Bullseye Art
- Type: Private
- Industry: Animation, digital art, web entertainment
- Founded: 1995
- Founders: Josh Kimberg, Nick Cogan, Ryan Edwards
- Defunct: 2003
- Successor: Magic Butter / Raw Power
- Key people: Josh Kimberg (Creative Director), Nick Cogan (Animator), Ryan Edwards (Producer)
- Website: bullseyeart.com (archived)

= Bullseye Art =

New York City based art collective

Bullseye Art was a New York City-based art collective that pioneered art and animation on the web. Founded in 1995 by Josh Kimberg, Nick Cogan and Ryan Edwards, the company gained fame for creating unique and offbeat interactive cartoons made using Macromedia Flash.
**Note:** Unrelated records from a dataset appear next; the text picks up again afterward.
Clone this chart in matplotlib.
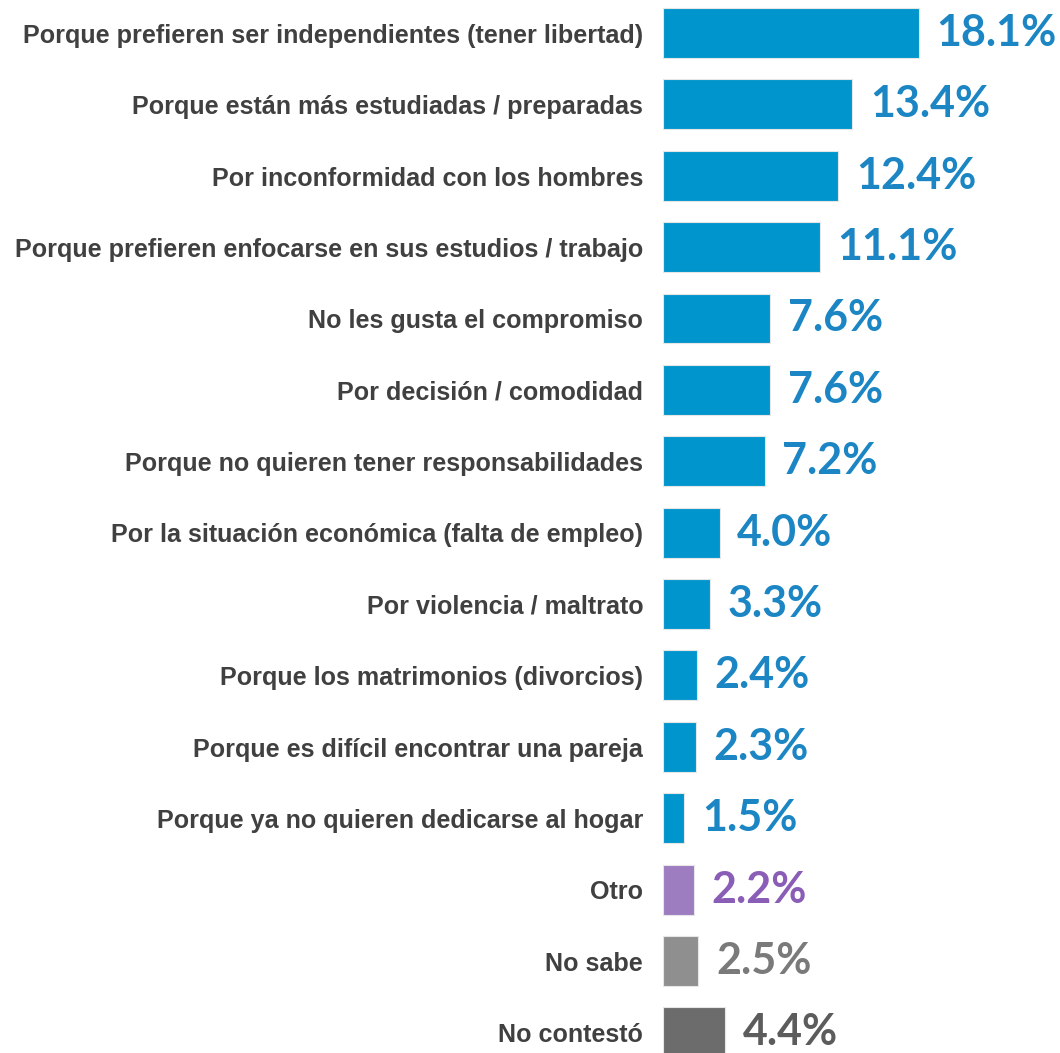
import matplotlib
matplotlib.use('Agg')
import matplotlib.pyplot as plt

# Data
categories = [
    'Porque prefieren ser independientes (tener libertad)',
    'Porque están más estudiadas / preparadas',
    'Por inconformidad con los hombres',
    'Porque prefieren enfocarse en sus estudios / trabajo',
    'No les gusta el compromiso',
    'Por decisión / comodidad',
    'Porque no quieren tener responsabilidades',
    'Por la situación económica (falta de empleo)',
    'Por violencia / maltrato',
    'Porque los matrimonios (divorcios)',
    'Porque es difícil encontrar una pareja',
    'Porque ya no quieren dedicarse al hogar',
    'Otro',
    'No sabe',
    'No contestó',
]
values = [18.1, 13.4, 12.4, 11.1, 7.6, 7.6, 7.2, 4.0, 3.3, 2.4, 2.3, 1.5, 2.2, 2.5, 4.4]

blue_bar, blue_txt = '#0095cd', '#1b86c3'
bar_colors = [blue_bar] * 12 + ['#9d7cc0', '#8f8f8f', '#6c6c6c']
text_colors = [blue_txt] * 12 + ['#8a5db6', '#7a7a7a', '#5c5c5c']

fig = plt.figure(figsize=(10.6, 10.53), dpi=100)
ax = fig.add_axes([663 / 1060, 0, 1 - 663 / 1060, 1])

ypos = list(range(len(values)))
ax.barh(ypos, values, height=0.70, color=bar_colors,
        edgecolor='#e6e6e6', linewidth=0.8)

ax.set_xlim(0, 397 / 14.14)
ax.set_ylim(14.29, -0.462)
ax.axis('off')

# value labels
for y, v, c in zip(ypos, values, text_colors):
    ax.text(v + 1.25, y, f'{v:.1f}%', va='center', ha='left',
            fontsize=31, fontweight='bold', color=c, family='Lato')

# category labels left of the bars
for y, lab in zip(ypos, categories):
    ax.text(-1.4, y + 0.04, lab, va='center', ha='right', fontsize=18.1,
            fontweight='bold', color='#404040', family='Liberation Sans',
            clip_on=False)

fig.savefig('out.png', dpi=100)
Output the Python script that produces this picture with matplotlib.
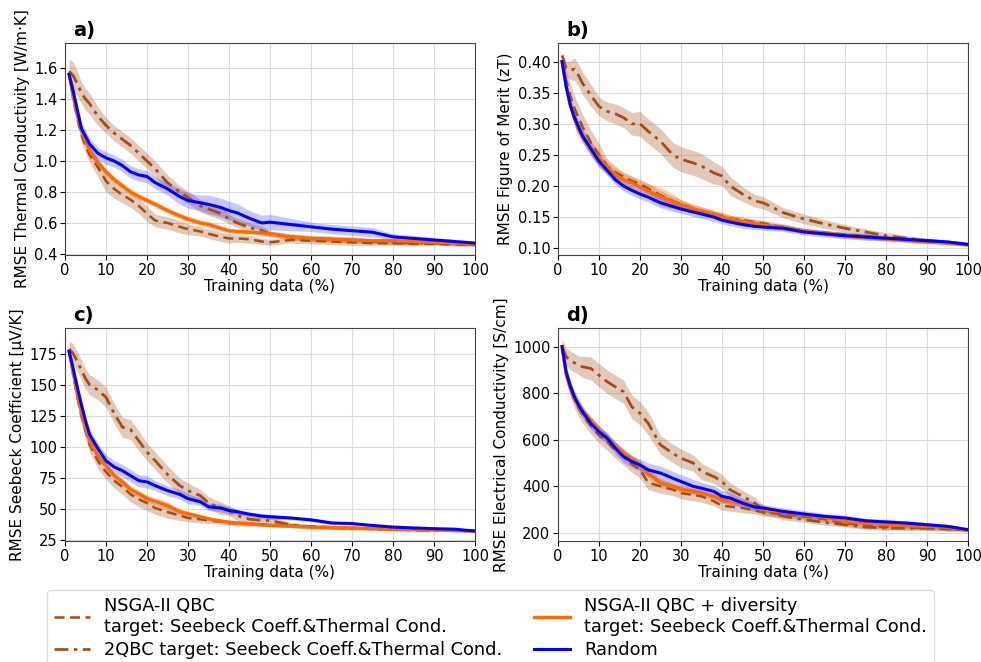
import numpy as np
import matplotlib
matplotlib.use("Agg")
import matplotlib.pyplot as plt

# training data percentage (shared x grid)
pct = [1, 2, 3, 4, 5, 6, 8, 10, 12, 14, 16, 18, 20, 22, 25, 28, 30, 33, 35, 38,
       40, 42, 45, 48, 50, 55, 60, 65, 70, 75, 80, 85, 90, 95, 100]

# a) thermal conductivity
therm_nsga = [1.56, 1.40, 1.28, 1.17, 1.10, 1.04, 0.96, 0.87, 0.82, 0.78, 0.75, 0.71, 0.66, 0.615, 0.60, 0.575, 0.56, 0.545, 0.53, 0.51,
              0.50, 0.50, 0.495, 0.48, 0.475, 0.49, 0.485, 0.48, 0.475, 0.47, 0.47, 0.465, 0.465, 0.46, 0.46]
therm_nsga_sd = [0.04, 0.05, 0.05, 0.05, 0.05, 0.05, 0.06, 0.07, 0.06, 0.05, 0.05, 0.05, 0.05, 0.04, 0.04, 0.04, 0.035, 0.03, 0.03, 0.03,
                 0.03, 0.025, 0.025, 0.02, 0.02, 0.02, 0.02, 0.02, 0.02, 0.015, 0.015, 0.015, 0.01, 0.01, 0.01]
therm_2qbc = [1.58, 1.55, 1.50, 1.44, 1.40, 1.37, 1.29, 1.23, 1.18, 1.14, 1.10, 1.05, 1.00, 0.95, 0.86, 0.80, 0.765, 0.71, 0.69, 0.66,
              0.625, 0.60, 0.57, 0.55, 0.53, 0.51, 0.50, 0.495, 0.49, 0.48, 0.475, 0.47, 0.47, 0.465, 0.46]
therm_2qbc_sd = [0.08, 0.09, 0.08, 0.07, 0.07, 0.07, 0.06, 0.05, 0.05, 0.05, 0.05, 0.05, 0.05, 0.05, 0.05, 0.04, 0.04, 0.04, 0.04, 0.04,
                 0.03, 0.03, 0.03, 0.03, 0.02, 0.02, 0.02, 0.02, 0.02, 0.015, 0.015, 0.01, 0.01, 0.01, 0.01]
therm_div = [1.56, 1.42, 1.30, 1.20, 1.13, 1.07, 0.99, 0.93, 0.88, 0.84, 0.80, 0.77, 0.745, 0.72, 0.68, 0.645, 0.625, 0.60, 0.59, 0.565,
             0.55, 0.545, 0.54, 0.535, 0.53, 0.51, 0.50, 0.495, 0.49, 0.485, 0.485, 0.48, 0.475, 0.47, 0.465]
therm_div_sd = [0.02, 0.03, 0.03, 0.03, 0.03, 0.03, 0.025, 0.025, 0.02, 0.02, 0.02, 0.02, 0.02, 0.02, 0.02, 0.02, 0.02, 0.02, 0.02, 0.02,
                0.015, 0.015, 0.015, 0.015, 0.015, 0.015, 0.015, 0.015, 0.015, 0.015, 0.01, 0.01, 0.01, 0.01, 0.01]
therm_rand = [1.56, 1.45, 1.33, 1.21, 1.16, 1.11, 1.05, 1.02, 1.00, 0.97, 0.93, 0.91, 0.90, 0.86, 0.82, 0.77, 0.745, 0.73, 0.72, 0.70,
              0.68, 0.665, 0.63, 0.60, 0.605, 0.59, 0.575, 0.56, 0.55, 0.54, 0.51, 0.50, 0.49, 0.48, 0.47]
therm_rand_sd = [0.02, 0.03, 0.04, 0.04, 0.04, 0.04, 0.04, 0.04, 0.04, 0.04, 0.04, 0.04, 0.04, 0.04, 0.04, 0.05, 0.05, 0.05, 0.06, 0.06,
                 0.06, 0.06, 0.05, 0.05, 0.05, 0.04, 0.03, 0.03, 0.03, 0.03, 0.02, 0.02, 0.015, 0.015, 0.01]

# b) figure of merit
zt_nsga = [0.40, 0.37, 0.345, 0.325, 0.31, 0.295, 0.27, 0.25, 0.232, 0.222, 0.215, 0.208, 0.203, 0.196, 0.185, 0.176, 0.171, 0.164, 0.16, 0.155,
           0.152, 0.148, 0.145, 0.142, 0.14, 0.134, 0.128, 0.125, 0.122, 0.119, 0.116, 0.114, 0.112, 0.109, 0.106]
zt_nsga_sd = [0.01, 0.015, 0.02, 0.02, 0.02, 0.02, 0.02, 0.018, 0.012, 0.01, 0.008, 0.008, 0.008, 0.008, 0.008, 0.007, 0.007, 0.006, 0.006, 0.006,
              0.006, 0.005, 0.005, 0.005, 0.005, 0.005, 0.004, 0.004, 0.004, 0.004, 0.004, 0.003, 0.003, 0.003, 0.003]
zt_2qbc = [0.41, 0.389, 0.386, 0.388, 0.378, 0.365, 0.346, 0.328, 0.32, 0.316, 0.31, 0.30, 0.30, 0.288, 0.272, 0.25, 0.243, 0.237, 0.232, 0.221,
           0.216, 0.20, 0.187, 0.176, 0.173, 0.157, 0.147, 0.139, 0.132, 0.126, 0.12, 0.116, 0.112, 0.11, 0.106]
zt_2qbc_sd = [0.005, 0.012, 0.015, 0.018, 0.018, 0.018, 0.018, 0.015, 0.015, 0.016, 0.016, 0.018, 0.02, 0.02, 0.02, 0.02, 0.02, 0.02, 0.02, 0.018,
              0.015, 0.015, 0.012, 0.01, 0.01, 0.008, 0.008, 0.007, 0.006, 0.005, 0.005, 0.004, 0.004, 0.003, 0.003]
zt_div = [0.40, 0.36, 0.33, 0.31, 0.29, 0.28, 0.26, 0.245, 0.23, 0.218, 0.21, 0.205, 0.198, 0.192, 0.183, 0.175, 0.17, 0.163, 0.16, 0.155,
          0.15, 0.147, 0.143, 0.14, 0.137, 0.133, 0.128, 0.124, 0.12, 0.117, 0.115, 0.112, 0.11, 0.108, 0.106]
zt_div_sd = [0.005, 0.01, 0.01, 0.012, 0.012, 0.012, 0.012, 0.012, 0.01, 0.01, 0.01, 0.01, 0.01, 0.012, 0.015, 0.012, 0.008, 0.007, 0.007, 0.006,
             0.006, 0.006, 0.005, 0.005, 0.005, 0.005, 0.004, 0.004, 0.004, 0.004, 0.004, 0.003, 0.003, 0.003, 0.003]
zt_rand = [0.40, 0.36, 0.33, 0.31, 0.295, 0.28, 0.26, 0.24, 0.225, 0.21, 0.20, 0.193, 0.187, 0.182, 0.173, 0.167, 0.163, 0.158, 0.155, 0.15,
           0.145, 0.142, 0.138, 0.135, 0.134, 0.132, 0.126, 0.123, 0.12, 0.118, 0.116, 0.114, 0.112, 0.11, 0.106]
zt_rand_sd = [0.005, 0.008, 0.01, 0.01, 0.01, 0.01, 0.01, 0.01, 0.008, 0.008, 0.008, 0.008, 0.008, 0.008, 0.008, 0.008, 0.007, 0.007, 0.007, 0.007,
              0.006, 0.006, 0.006, 0.005, 0.005, 0.005, 0.005, 0.005, 0.005, 0.005, 0.004, 0.004, 0.004, 0.003, 0.003]

# c) Seebeck coefficient
seeb_nsga = [177, 158, 140, 125, 113, 102, 89, 80, 73, 68, 62, 58, 55, 51, 47.8, 45, 43, 42, 41, 40,
             39, 38.6, 38.2, 37.8, 37.6, 37, 36.3, 35.7, 35, 34.5, 34, 33.8, 33.6, 33, 32.5]
seeb_nsga_sd = [3, 5, 6, 6, 6, 6, 6, 6, 6, 6, 6, 6, 6, 5, 5, 4, 3, 3, 2.5, 2,
                2, 2, 2, 1.5, 1.5, 1.5, 1, 1, 1, 1, 1, 1, 1, 1, 1]
seeb_2qbc = [179, 175, 169, 162, 155, 150, 146, 140, 127, 116, 114, 105, 96, 89, 78, 69, 65, 61, 55, 51,
             49, 45, 42, 41, 41, 37.5, 35.8, 35.2, 34.7, 34.2, 33.6, 33.3, 33, 32.8, 32.5]
seeb_2qbc_sd = [6, 8, 8, 8, 8, 8, 8, 8, 8, 8, 8, 8, 7, 7, 7, 6, 6, 5, 5, 5,
                4, 4, 3, 3, 3, 2, 2, 1.5, 1.5, 1, 1, 1, 1, 1, 1]
seeb_div = [177, 160, 142, 128, 115, 105, 93, 85, 77, 72, 66, 62.5, 58.5, 56.5, 53, 48, 46.4, 44, 42.4, 40.5,
            39.7, 39, 38.4, 37.5, 37, 36.3, 35.7, 35.3, 35, 34.5, 34, 33.8, 33.6, 33, 32.5]
seeb_div_sd = [2, 3, 3, 3, 3, 3, 3, 3, 3, 3, 3, 3, 3, 3, 3, 2.5, 2, 2, 1.5, 1.5,
               1.5, 1.5, 1.5, 1, 1, 1, 1, 1, 1, 1, 1, 1, 1, 1, 1]
seeb_rand = [177, 163, 148, 134, 121, 110, 99, 89, 84, 81, 77, 73, 72, 69, 65, 62, 58.5, 56, 52, 51,
             49, 48, 46, 44.5, 44, 43, 41.5, 39, 38.5, 37, 35.7, 35, 34.4, 34, 32.5]
seeb_rand_sd = [2, 3, 4, 4, 4, 4, 4, 5, 5, 5, 5, 5, 5, 4, 4, 4, 4, 3, 3, 3,
                3, 2, 2, 2, 2, 1.5, 1.5, 1.5, 1, 1, 1, 1, 1, 1, 1]

# d) electrical conductivity
elec_nsga = [1000, 880, 820, 770, 735, 705, 660, 620, 590, 555, 525, 495, 470, 415, 399, 385, 370, 362, 356, 335,
             316, 312, 306, 295, 287, 280, 270, 258, 241, 230, 224, 222, 220, 215, 210]
elec_nsga_sd = [15, 30, 35, 35, 35, 35, 35, 35, 35, 35, 35, 35, 35, 30, 30, 25, 25, 25, 25, 20,
                20, 20, 20, 15, 15, 15, 15, 12, 12, 12, 10, 10, 10, 10, 8]
elec_2qbc = [1000, 956, 941, 930, 920, 913, 906, 877, 849, 827, 806, 741, 713, 670, 577, 541, 520, 499, 463, 441,
             420, 384, 356, 327, 299, 270, 256, 244, 234, 224, 220, 219, 219, 217, 213]
elec_2qbc_sd = [30, 40, 40, 40, 40, 45, 50, 50, 50, 50, 50, 50, 50, 50, 40, 40, 40, 35, 35, 30,
                30, 30, 25, 25, 20, 15, 12, 12, 10, 10, 10, 8, 8, 8, 5]
elec_div = [1000, 880, 820, 775, 745, 715, 684, 641, 606, 570, 541, 513, 491, 456, 413, 399, 387, 378, 370, 355,
            341, 335, 327, 310, 299, 289, 277, 266, 249, 241, 234, 230, 227, 224, 210]
elec_div_sd = [10, 20, 20, 20, 20, 20, 20, 20, 20, 20, 20, 20, 20, 20, 20, 15, 15, 15, 15, 15,
               15, 15, 15, 12, 12, 12, 10, 10, 10, 10, 8, 8, 8, 8, 5]
elec_rand = [1000, 890, 830, 784, 749, 720, 670, 634, 606, 563, 527, 506, 491, 470, 456, 434, 420, 399, 391, 377,
             356, 349, 327, 310, 306, 291, 280, 270, 263, 251, 246, 241, 234, 227, 213]
elec_rand_sd = [10, 20, 25, 25, 25, 25, 25, 25, 25, 25, 25, 25, 25, 30, 30, 30, 30, 30, 25, 25,
                25, 25, 20, 20, 15, 15, 15, 12, 12, 10, 10, 10, 10, 8, 5]

labels = ["NSGA-II QBC\ntarget: Seebeck Coeff.&Thermal Cond.",
          "2QBC target: Seebeck Coeff.&Thermal Cond.",
          "NSGA-II QBC + diversity\ntarget: Seebeck Coeff.&Thermal Cond.",
          "Random"]
brown = "#a24e17"
orange = "#ff6a00"
blue = "#0000ff"

panels = [
    ("a)", "RMSE Thermal Conductivity [W/m·K]", (0.393, 1.762), [0.4, 0.6, 0.8, 1.0, 1.2, 1.4, 1.6], "{:.1f}",
     [therm_nsga, therm_2qbc, therm_div, therm_rand], [therm_nsga_sd, therm_2qbc_sd, therm_div_sd, therm_rand_sd]),
    ("b)", "RMSE Figure of Merit (zT)", (0.089, 0.430), [0.10, 0.15, 0.20, 0.25, 0.30, 0.35, 0.40], "{:.2f}",
     [zt_nsga, zt_2qbc, zt_div, zt_rand], [zt_nsga_sd, zt_2qbc_sd, zt_div_sd, zt_rand_sd]),
    ("c)", "RMSE Seebeck Coefficient [μV/K]", (24.5, 195.7), [25, 50, 75, 100, 125, 150, 175], "{:.0f}",
     [seeb_nsga, seeb_2qbc, seeb_div, seeb_rand], [seeb_nsga_sd, seeb_2qbc_sd, seeb_div_sd, seeb_rand_sd]),
    ("d)", "RMSE Electrical Conductivity [S/cm]", (164, 1080), [200, 400, 600, 800, 1000], "{:.0f}",
     [elec_nsga, elec_2qbc, elec_div, elec_rand], [elec_nsga_sd, elec_2qbc_sd, elec_div_sd, elec_rand_sd]),
]

styles = [dict(color=brown, ls=(0, (4, 2.2)), lw=1.8),
          dict(color=brown, ls=(0, (5, 2, 1.2, 2)), lw=2.0),
          dict(color=orange, ls="-", lw=2.4),
          dict(color=blue, ls="-", lw=2.2)]
band_alpha = [0.3, 0.3, 0.3, 0.22]

W, H = 981, 662
fig = plt.figure(figsize=(W / 100, H / 100), dpi=100)
# axes boxes in pixels: left, top, right, bottom
boxes = [(65, 43, 475, 255), (558, 43, 968, 255), (65, 328, 475, 541), (558, 328, 968, 541)]

x = np.array(pct)
handles = []
for (tag, ylab, ylim, yticks, fmt, means, sds), (l, t, r, b) in zip(panels, boxes):
    ax = fig.add_axes([l / W, 1 - b / H, (r - l) / W, (b - t) / H])
    for m, s, st, a in zip(means, sds, styles, band_alpha):
        m = np.array(m)
        s = np.array(s)
        ax.fill_between(x, m - s, m + s, color=st["color"], alpha=a, lw=0)
    hs = []
    for m, st in zip(means, styles):
        h, = ax.plot(x, m, color=st["color"], ls=st["ls"], lw=st["lw"])
        hs.append(h)
    handles = hs
    ax.set_xlim(0, 100)
    ax.set_ylim(*ylim)
    ax.set_xticks(range(0, 101, 10))
    ax.set_yticks(yticks)
    ax.set_yticklabels([fmt.format(v) for v in yticks])
    ax.tick_params(labelsize=10.5, length=3.5, pad=2)
    ax.grid(True, color="#dddddd", lw=0.8)
    ax.set_axisbelow(True)
    ax.set_xlabel("Training data (%)", fontsize=11, labelpad=1)
    ax.set_ylabel(ylab, fontsize=11, labelpad=3)
    for sp in ax.spines.values():
        sp.set_color("#444444")
    ax.text(0.02, 1.015, tag, transform=ax.transAxes, fontsize=14, fontweight="bold",
            ha="left", va="bottom")

fig.legend(handles, labels, loc="upper left", bbox_to_anchor=(47 / W, 1 - 590 / H),
           ncol=2, fontsize=12.8, handlelength=2.0, columnspacing=1.8,
           labelspacing=0.3, borderaxespad=0, framealpha=1, edgecolor="#dddddd")

fig.savefig("out.png", dpi=100)
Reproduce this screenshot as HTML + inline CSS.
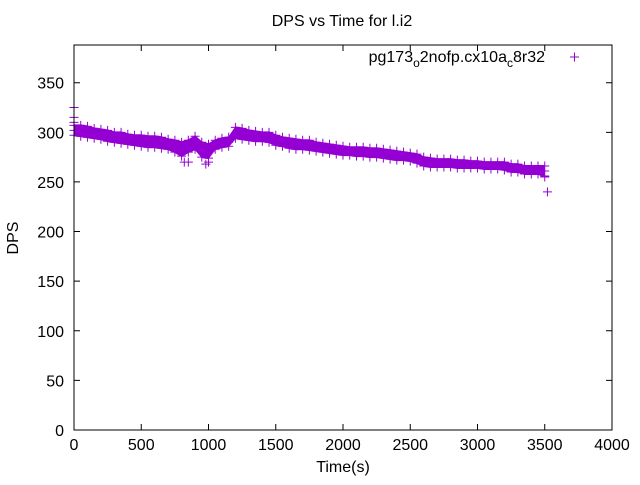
<!DOCTYPE html>
<html><head><meta charset="utf-8"><style>
body{margin:0;background:#fff}
svg text{font-family:"Liberation Sans",sans-serif;font-size:16px;fill:#000}
</style></head><body>
<svg id="chart" width="640" height="480" xmlns="http://www.w3.org/2000/svg">
<rect width="640" height="480" fill="#fff"/>
<text x="342" y="26" text-anchor="middle">DPS vs Time for l.i2</text>
<text transform="translate(18,238) rotate(-90)" text-anchor="middle">DPS</text>
<text x="343" y="472" text-anchor="middle">Time(s)</text>
<g id="ticks"></g>
<g id="marks"></g>
<rect x="74" y="45" width="538" height="385" fill="none" stroke="#000" stroke-width="1"/>
<g>
<text x="545" y="62" text-anchor="end">pg173<tspan font-size="12" dy="5">o</tspan><tspan dy="-5">2nofp.cx10a</tspan><tspan font-size="12" dy="5">c</tspan><tspan dy="-5">8r32</tspan></text>
<path d="M570 57h9M574.5 52.5v9" stroke="#9400d3" stroke-width="1"/>
</g>
</svg>
<script>
const xTicks=[0,500,1000,1500,2000,2500,3000,3500,4000];
const yTicks=[0,50,100,150,200,250,300,350];
const times=[0,50,100,150,200,250,300,350,400,450,500,550,600,650,700,750,800,850,900,950,1000,1050,1100,1150,1200,1250,1300,1350,1400,1450,1500,1550,1600,1650,1700,1750,1800,1850,1900,1950,2000,2050,2100,2150,2200,2250,2300,2350,2400,2450,2500,2550,2600,2650,2700,2750,2800,2850,2900,2950,3000,3050,3100,3150,3200,3250,3300,3350,3400,3450,3500];
const hiVals=[307,307,306,304,303,302,300,300,298,297,297,296,296,295,293,292,290,292,296,290,288,292,294,295,305,304,302,301,300,300,297,295,294,293,292,292,290,289,288,287,286,285,285,285,284,284,283,282,281,280,279,278,275,274,273,273,273,272,272,271,271,270,270,270,270,268,268,266,266,266,266];
const midVals=[302,301,300,299,298,296,295,294,293,292,291,290,290,289,288,286,284,286,290,282,282,287,289,290,299,298,297,296,295,295,292,290,289,288,287,287,285,284,283,282,281,281,280,280,279,279,278,277,276,276,275,273,270,270,269,269,269,268,268,267,267,267,267,266,266,264,264,262,262,262,261];
const loVals=[297,296,295,294,293,291,290,289,288,287,286,285,285,284,283,280,276,280,283,275,274,283,285,286,294,293,292,291,291,290,287,286,284,283,283,282,281,280,279,278,277,277,276,276,275,275,274,273,272,272,271,269,266,265,265,265,265,264,264,264,264,263,263,263,262,260,260,258,258,258,256];
const outT=[0,0,0,820,850,980,1000,3520,3500];
const outV=[325,315,310,270,270,268,270,240,255];
const X=v=>74+v*538/4000;
const Y=v=>430-v*385/388;
const NS="http://www.w3.org/2000/svg";
const tg=document.getElementById('ticks');
xTicks.forEach(t=>{
  const p=document.createElementNS(NS,'path');
  p.setAttribute('d',`M${X(t)} 430v-6M${X(t)} 45v6`);
  p.setAttribute('stroke','#000');
  
  
  tg.appendChild(p);
  const l=document.createElementNS(NS,'text');
  l.setAttribute('x',X(t));l.setAttribute('y',450);l.setAttribute('text-anchor','middle');
  l.textContent=t;
  
  
  tg.appendChild(l);
});
yTicks.forEach(t=>{
  const p=document.createElementNS(NS,'path');
  p.setAttribute('d',`M74 ${Y(t)}h6M612 ${Y(t)}h-6`);
  p.setAttribute('stroke','#000');
  
  
  tg.appendChild(p);
  const l=document.createElementNS(NS,'text');
  l.setAttribute('x',64);l.setAttribute('y',Y(t)+6);l.setAttribute('text-anchor','end');
  l.textContent=t;
  
  
  tg.appendChild(l);
});
const mg=document.getElementById('marks');
// solid band covering the dense point cloud
let bd='M'+times.map((t,i)=>`${X(t)} ${Y(hiVals[i])-1}`).join(' L');
bd+=' L'+times.slice().reverse().map((t,j)=>`${X(t)} ${Y(loVals[times.length-1-j])+1}`).join(' L')+'Z';
const band=document.createElementNS(NS,'path');
band.setAttribute('d',bd);
band.setAttribute('fill','#9400d3');


mg.appendChild(band);
let d='';
function plus(t,v){const x=X(t),y=Y(v);d+=`M${x-4.5} ${y}h9M${x} ${y-4.5}v9`;}
[hiVals,midVals,loVals].forEach(arr=>times.forEach((t,i)=>plus(t,arr[i])));
outT.forEach((t,i)=>plus(t,outV[i]));
const path=document.createElementNS(NS,'path');
path.setAttribute('d',d);
path.setAttribute('stroke','#9400d3');
path.setAttribute('fill','none');
path.setAttribute('stroke-width','1');


mg.appendChild(path);
</script>
</body></html>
Bullseye Art became well known for its humour with such cartoons as Porkchops, which portrayed a talking donkey in surrealistic situations, and Miss Muffy and the Muff Mob, about a band of rapping muffin-headed girls. A dragon named Hooptie-Goo often appeared as a mascot during the opening or closing credits. Other multi-episode cartoons included Internet – The Animated Series, Rat Chicken, Space Dog, Makin' Moves and The Rhino and Nutmeg Show.

The company was commissioned to do several high-profile cartoon segments, the most notable of which was the opening titles for The Rosie O'Donnell Show, for which they were nominated for two Emmy Awards. The animated opening was the first work of Flash Animation to appear on television. They also created the music videos First Tube and You Enjoy Myself for the rock band Phish.

Bullseye Art maintained a free entertainment portal featuring many of the first community features now standard on the internet. Revenue was driven by licensing their cartoons to third-party sites (Atom Films, Shockwave.com, HBO's Volume.com, Razorfish) and from commercial animation (Icebox.com, Kenny the Shark). Bullseye Art shut its doors in 2003, and the founders started a production company named Raw Power. During this period (2003–2004), most of the cartoons were unavailable.

In 2005, Josh Kimberg launched the cartoons under the new name Magic Butter. While initially a pay site, MagicButter.com eventually became free, displaying all of the old content along with new cartoons, T-shirts for sale, and free downloads such as MP3s, desktop wallpapers, and icons until it shut down.